Oh, for sure, yeah. We already had a relationship, so we were able to go back and forth about what was working for me in the suit and what wasn't. So, to have those extra fittings is going to make all of our lives easier on set if we figure these problems out in the beginning. Because they build it, and then we have to tweak it, so as much as I could get in to do any quick test fittings or things to make our life easier, it's so helpful to do that.
I know there were some sequences that you guys had to shoot in those mine sets, which were probably already challenging to begin with. But I'm imagining, with that suit, that had to add another layer because everything in those sets felt so contained. Was that a particularly challenging environment for you to have to perform in?

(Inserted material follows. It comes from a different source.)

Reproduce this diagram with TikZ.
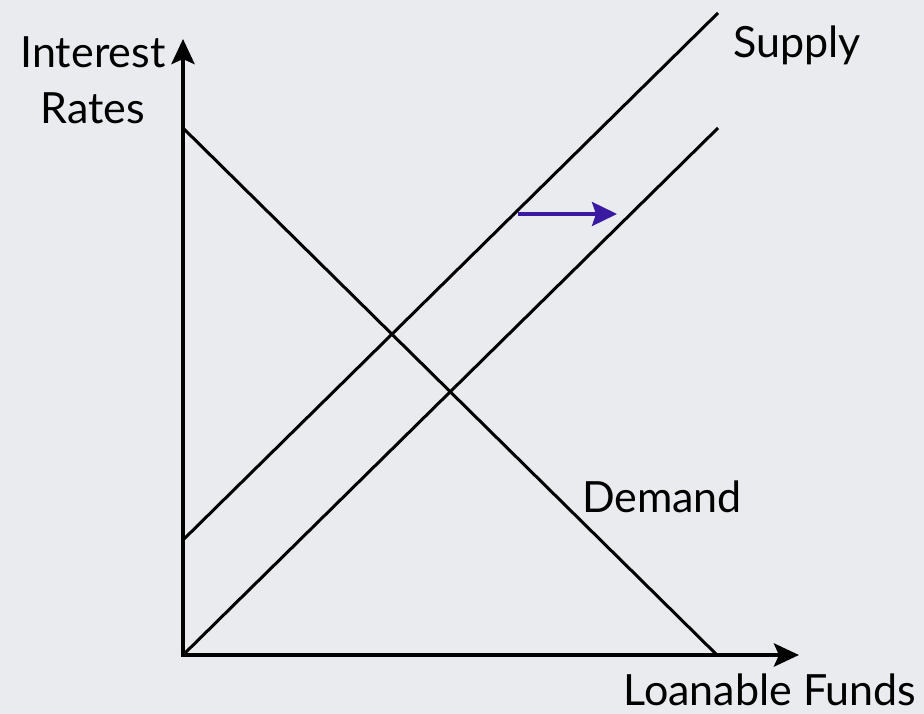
\documentclass[tikz,border=0pt]{standalone}
\usepackage{fontspec}
\setmainfont{Lato}
\usetikzlibrary{arrows.meta}
\definecolor{bg}{HTML}{EAEBEF}
\definecolor{shiftblue}{HTML}{3A1AA0}
\begin{document}
\begin{tikzpicture}[x=1pt,y=-1pt,
  axis/.style={line width=4.6pt,-{Stealth[length=25pt,width=23pt,inset=5pt]}},
  curve/.style={line width=3pt},
  lbl/.style={font=\fontsize{43}{47}\selectfont,inner sep=0pt}]
\fill[bg] (0,0) rectangle (924,714);
\useasboundingbox (0,0) rectangle (924,714);
\coordinate (O) at (183,655);
\coordinate (ytop) at (183,39);
\coordinate (xend) at (799,655);
\coordinate (d1) at (183,128);
\coordinate (d2) at (717,655);
\coordinate (s1a) at (183,540);
\coordinate (s1b) at (718,13);
\coordinate (s2a) at (183,655);
\coordinate (s2b) at (718,128);
\coordinate (ba) at (518,214);
\coordinate (bb) at (617,214);
\draw[curve] (d1) -- (d2);
\draw[curve] (s1a) -- (s1b);
\draw[curve] (s2a) -- (s2b);
\draw[axis] ([xshift=-2.3pt]O) -- (xend);
\draw[axis] ([yshift=2.3pt]O) -- (ytop);
\draw[line width=3.4pt,color=shiftblue,-{Stealth[length=25pt,width=24pt,inset=4pt]}] (ba) -- (bb);
\node[lbl] (int) at (93,52) {Interest};
\node[lbl] (rates) at (93,108) {Rates};
\node[lbl] (sup) at (797,45) {Supply};
\node[lbl] (dem) at (662,497) {Demand};
\node[lbl] (lf) at (770,690) {Loanable Funds};
\end{tikzpicture}
\end{document}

Every set or location has its challenges, but that one was tough. Those scenes were actually what we shot first. They wanted to make that mining cave feel very claustrophobic and small, so even though it was still a big set to a degree, the character ended up being too tall for the set. They basically had to raise a certain part of the top of the set because it wasn't fixed to the side walls, which was awesome.
Depending on where we would shoot, I almost ended up having certain channels of movement where you can go forward, you can go back, but you can't go to the right, or you can't go to the left because that would hit the set on the ceiling. Sometimes Scott would want me to move a certain way or do something specific, but I couldn't because physically, there's nowhere else for me to go. With little things like that, you just never know what you're going to encounter until you're there on set.

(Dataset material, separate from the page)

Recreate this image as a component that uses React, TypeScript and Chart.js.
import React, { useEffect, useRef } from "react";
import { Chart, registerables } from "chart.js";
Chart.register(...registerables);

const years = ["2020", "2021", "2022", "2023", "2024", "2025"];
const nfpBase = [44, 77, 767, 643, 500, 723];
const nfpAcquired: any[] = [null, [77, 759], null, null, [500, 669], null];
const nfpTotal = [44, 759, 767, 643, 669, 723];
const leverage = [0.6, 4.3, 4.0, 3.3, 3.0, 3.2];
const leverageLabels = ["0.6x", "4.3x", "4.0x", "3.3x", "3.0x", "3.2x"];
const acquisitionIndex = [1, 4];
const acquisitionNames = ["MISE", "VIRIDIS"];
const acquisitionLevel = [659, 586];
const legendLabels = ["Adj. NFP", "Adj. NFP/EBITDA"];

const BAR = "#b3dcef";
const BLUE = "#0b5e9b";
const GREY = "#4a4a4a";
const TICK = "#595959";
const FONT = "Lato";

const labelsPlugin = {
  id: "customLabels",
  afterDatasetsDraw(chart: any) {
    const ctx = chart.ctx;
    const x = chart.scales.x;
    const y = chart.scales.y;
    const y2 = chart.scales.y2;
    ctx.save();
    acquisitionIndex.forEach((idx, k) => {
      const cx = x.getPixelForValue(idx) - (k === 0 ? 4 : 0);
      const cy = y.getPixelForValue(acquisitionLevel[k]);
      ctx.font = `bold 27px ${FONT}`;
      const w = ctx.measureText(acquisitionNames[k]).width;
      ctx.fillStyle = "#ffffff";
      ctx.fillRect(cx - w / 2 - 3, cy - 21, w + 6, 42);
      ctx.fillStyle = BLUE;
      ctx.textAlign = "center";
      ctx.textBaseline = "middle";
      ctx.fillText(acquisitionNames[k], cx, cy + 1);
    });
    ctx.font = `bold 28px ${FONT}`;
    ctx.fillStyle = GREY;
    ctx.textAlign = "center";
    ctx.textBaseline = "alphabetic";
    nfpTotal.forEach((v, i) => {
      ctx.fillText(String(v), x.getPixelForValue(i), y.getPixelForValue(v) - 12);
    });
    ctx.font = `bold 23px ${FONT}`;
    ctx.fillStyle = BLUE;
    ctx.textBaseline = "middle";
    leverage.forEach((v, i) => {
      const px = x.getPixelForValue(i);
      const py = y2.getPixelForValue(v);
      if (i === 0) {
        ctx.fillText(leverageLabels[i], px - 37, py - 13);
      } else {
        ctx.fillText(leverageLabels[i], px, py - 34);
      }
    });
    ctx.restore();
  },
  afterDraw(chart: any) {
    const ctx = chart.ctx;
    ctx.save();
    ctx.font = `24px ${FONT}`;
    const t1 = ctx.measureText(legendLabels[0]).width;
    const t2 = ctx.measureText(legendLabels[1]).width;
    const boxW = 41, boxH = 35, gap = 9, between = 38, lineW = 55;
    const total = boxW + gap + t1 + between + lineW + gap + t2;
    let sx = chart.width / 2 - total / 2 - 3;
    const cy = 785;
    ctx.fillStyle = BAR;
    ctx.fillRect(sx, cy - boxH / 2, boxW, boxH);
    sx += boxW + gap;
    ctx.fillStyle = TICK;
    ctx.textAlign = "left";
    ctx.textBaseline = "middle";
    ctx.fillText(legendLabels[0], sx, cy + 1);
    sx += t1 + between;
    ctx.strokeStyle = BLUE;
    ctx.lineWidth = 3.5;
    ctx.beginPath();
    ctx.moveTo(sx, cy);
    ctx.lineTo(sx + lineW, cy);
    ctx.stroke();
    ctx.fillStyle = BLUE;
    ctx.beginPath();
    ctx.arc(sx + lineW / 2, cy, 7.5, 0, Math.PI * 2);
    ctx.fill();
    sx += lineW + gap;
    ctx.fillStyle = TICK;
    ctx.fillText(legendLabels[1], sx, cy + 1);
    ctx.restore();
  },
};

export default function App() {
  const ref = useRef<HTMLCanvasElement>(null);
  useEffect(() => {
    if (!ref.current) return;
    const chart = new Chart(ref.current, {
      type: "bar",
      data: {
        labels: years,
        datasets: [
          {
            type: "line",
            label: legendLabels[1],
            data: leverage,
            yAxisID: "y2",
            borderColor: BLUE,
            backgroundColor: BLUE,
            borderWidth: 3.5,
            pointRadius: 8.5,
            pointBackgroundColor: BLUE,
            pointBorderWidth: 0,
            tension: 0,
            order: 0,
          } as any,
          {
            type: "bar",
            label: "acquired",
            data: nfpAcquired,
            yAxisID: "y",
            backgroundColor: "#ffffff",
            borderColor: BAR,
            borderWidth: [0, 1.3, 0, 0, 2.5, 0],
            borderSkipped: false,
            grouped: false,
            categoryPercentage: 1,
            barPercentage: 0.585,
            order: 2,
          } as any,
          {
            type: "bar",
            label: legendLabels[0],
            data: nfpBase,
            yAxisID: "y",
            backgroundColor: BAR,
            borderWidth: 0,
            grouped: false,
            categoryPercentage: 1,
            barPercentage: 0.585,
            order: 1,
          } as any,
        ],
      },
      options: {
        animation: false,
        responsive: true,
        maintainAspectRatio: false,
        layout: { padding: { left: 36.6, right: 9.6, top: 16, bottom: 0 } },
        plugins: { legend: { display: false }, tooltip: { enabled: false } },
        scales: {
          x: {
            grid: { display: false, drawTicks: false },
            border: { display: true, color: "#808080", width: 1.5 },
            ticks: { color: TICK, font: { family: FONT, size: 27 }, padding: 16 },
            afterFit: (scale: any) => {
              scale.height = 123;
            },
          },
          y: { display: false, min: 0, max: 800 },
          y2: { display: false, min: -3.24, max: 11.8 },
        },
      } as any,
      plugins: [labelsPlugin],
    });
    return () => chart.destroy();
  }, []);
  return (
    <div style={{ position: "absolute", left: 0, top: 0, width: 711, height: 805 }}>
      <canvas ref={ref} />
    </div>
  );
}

With stunt work, it really feels like there's been this movement in Hollywood over the last few years for stunt performers to get more recognition than they have received in the past. Because without stunts, movies wouldn't exist without the work you and your peers do to help make the impossible possible in many ways. I just wanted to say that the things that you guys do in the realm of stunts, there are a lot of us who really appreciate the work that you all are doing in the realm of film.
Thank you. I really appreciate that. The generation that I came up with really paved the way for a lot of us. That was my dad's generation in the stunt world. He did The Dukes of Hazard and The A-Team, and he came up doing a lot of car driving. In fact, he still works on the Fast and Furious movies doing driving stuff. And when I was 11-years-old, and I first started doing stunts, that generation was all about, "We're just here to do a job. It's all about the actor, and then that's it, you go home." Those of us working in the world of stunts know that going in. These jobs are not a thankless job per se, but the whole goal is to make the actor seem like they did everything, and as good as we could do that, it was even better for us in the long run if we could sell that illusion because we'd get to work more.
So this transition of people wanting credit for what they're doing isn't bad, and I support it, but I still feel like there's this line too, where we're still there to add to the project and to help the actor look amazing. The same goes with doing the creature suit work, too, because, at the end of the day, it took three people to make that suit possible in Antlers. There were two puppeteers and me communicating together, which is a really interesting multifaceted process. I just want to continue to be a part of the industry, to continue to work, and take on all different types of performances. I have always wanted to be the next Doug Jones or Andy Serkis because I just look up to these guys so much, so for now, I'm going to continue to blaze my own trail.